Moz Q&A is closed.
After more than 13 years, and tens of thousands of questions, Moz Q&A closed on 12th December 2024. Whilst we’re not completely removing the content - many posts will still be possible to view - we have locked both new posts and new replies. More details here.
Indexed pages
-
Just started a site audit and trying to determine the number of pages on a client site and whether there are more pages being indexed than actually exist. I've used four tools and got four very different answers...
- Google Search Console: 237 indexed pages
- Google search using site command: 468 results
- MOZ site crawl: 1013 unique URLs
- Screaming Frog: 183 page titles, 187 URIs (note this is a free licence, but should cut off at 500)
Can anyone shed any light on why they differ so much? And where lies the truth?
-
Another option is if the site uses a CMS. If so, then you can create a sitemap for content pages/posts etc,.
Personally, I'm with Krzysztof Furtak on SF. Screaming Frog rocks. It'll find most pages, except perhaps Orphan pages as it wouldn't be able to find a link to crawl to discover the page.
If it's really important to get as many pages as possible, I'd do the following (I've put an Astrix (*) next to ones that some people may think are a tad extreme)
- Run a Screaming Frog crawl
- Grab a sitemap from your CMS
- Check any server-based analytics (AWSTATS etc)
- Check your access_log file & parse out URLs in there**(*)**
- site: queries, with & without www, and also using * as a subdomain (use something like Moz's toolbar to export)
- As Krzysztof suggests, Scrapebox would extract data too, but be careful scraping, you may get an IP slap.(*)
- Export crawl data from Moz & a tool such as Deep Crawl
- Throw the pages from all into Excel and de-dupe.

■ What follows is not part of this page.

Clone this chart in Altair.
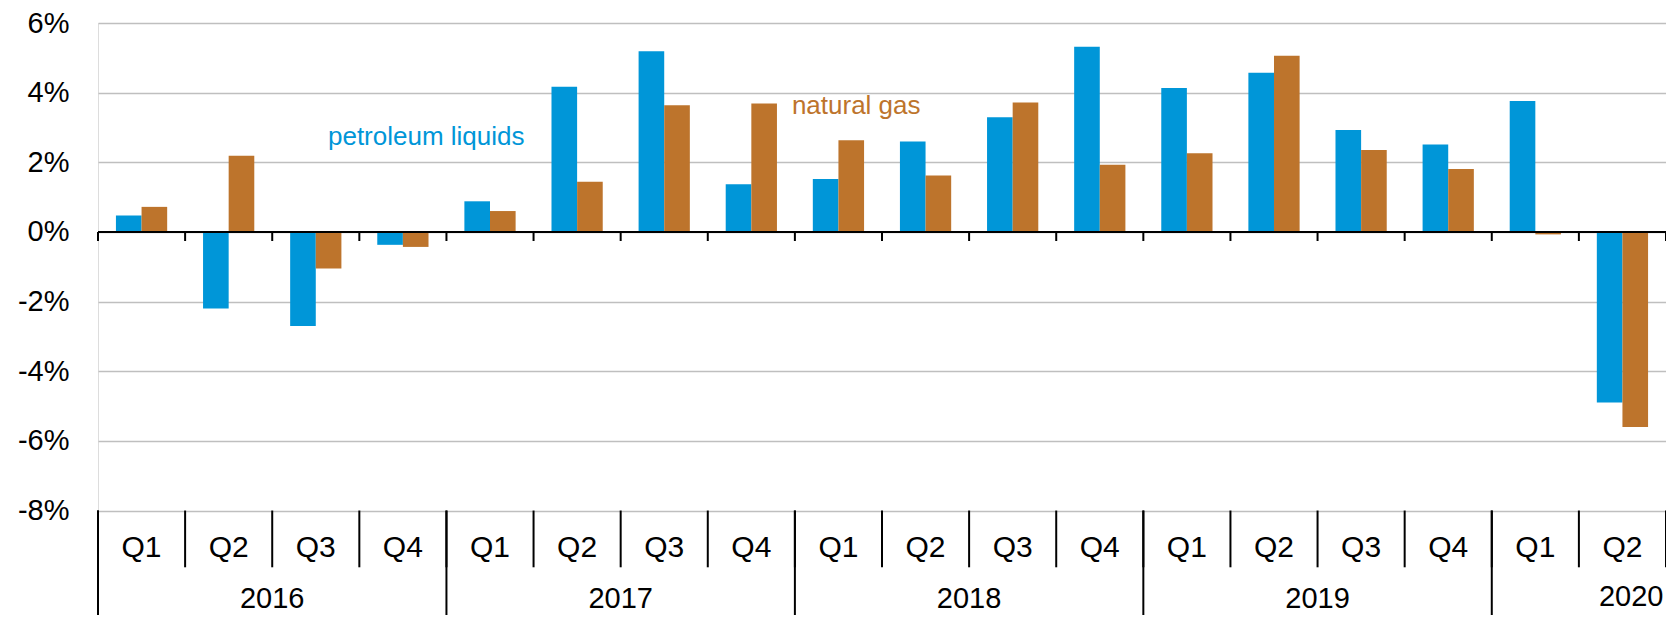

- Once you have a de-duped list, as an optional last step, go back to Screaming Frog and enter list mode (I have the paid version, not sure if it's possible with the free one) and run a crawl over all the de-duped URLs to get status codes etc
If you're going to do this sort of thing a fair bit - buy a Screaming Frog license, it's an awesome tool and can be useful in a multitude of situations.
-
The site: command is handy for asking Google what pages it knows about, however if Muzzmoz wants to know the number of pages on a site, you'd need more than this.
Also, re: your different ways or querying, I like to use:
site:*.domain.com - This can show other subdomains too, that may otherwise be missed
-
Ok so check with site something under 1000 pages and go to the last results page. You'll see that there'll be different number (in almost all cases).
-
I Will Always Prefer To Check Manually Using Site Command Because, site: operator, which will show us how many pages Google currently has indexed for the domain.
There Will Be Difference Between Index status in search console and current index as search console update the data after few days.
The number of indexed URLs is almost always significantly smaller than the number of crawled URLs, because Total indexed excludes URLs identified as duplicates, non-canonical or those that contain a meta no index tag.
Also, Check For Index(Preferred) Version Of Your Site
For E.g-
You can check More About this Here - https://support.google.com/webmasters/answer/2642366?hl=en
-
Hi
Most accurate number is from screaming frog (if you have less than 500 pages or paid version if more than 500).
Google indexes what it wants and if good enough to show in google index. If some pages are similar, got quality issues, blocked by robots etc then it won't show all. BTW don't think number in GSC or google index is good, check it manually because there can be 468 but in fact 200 only.
Moz can have "historical" pages that now don't exists or don't care about quality issues.
The truth is in screaming frog - most accurate number. If you used google user agent then number is the max that can appear in google index. If screaming frog user agent with turned off robots then you'll see bigger number (but google won't show it because of blocks).
If you want to check what's indexed then use tool like scrapebox. First get all urls (maybe without images if you don't care), then check indexed with sb. What's not indexed, can have some issues.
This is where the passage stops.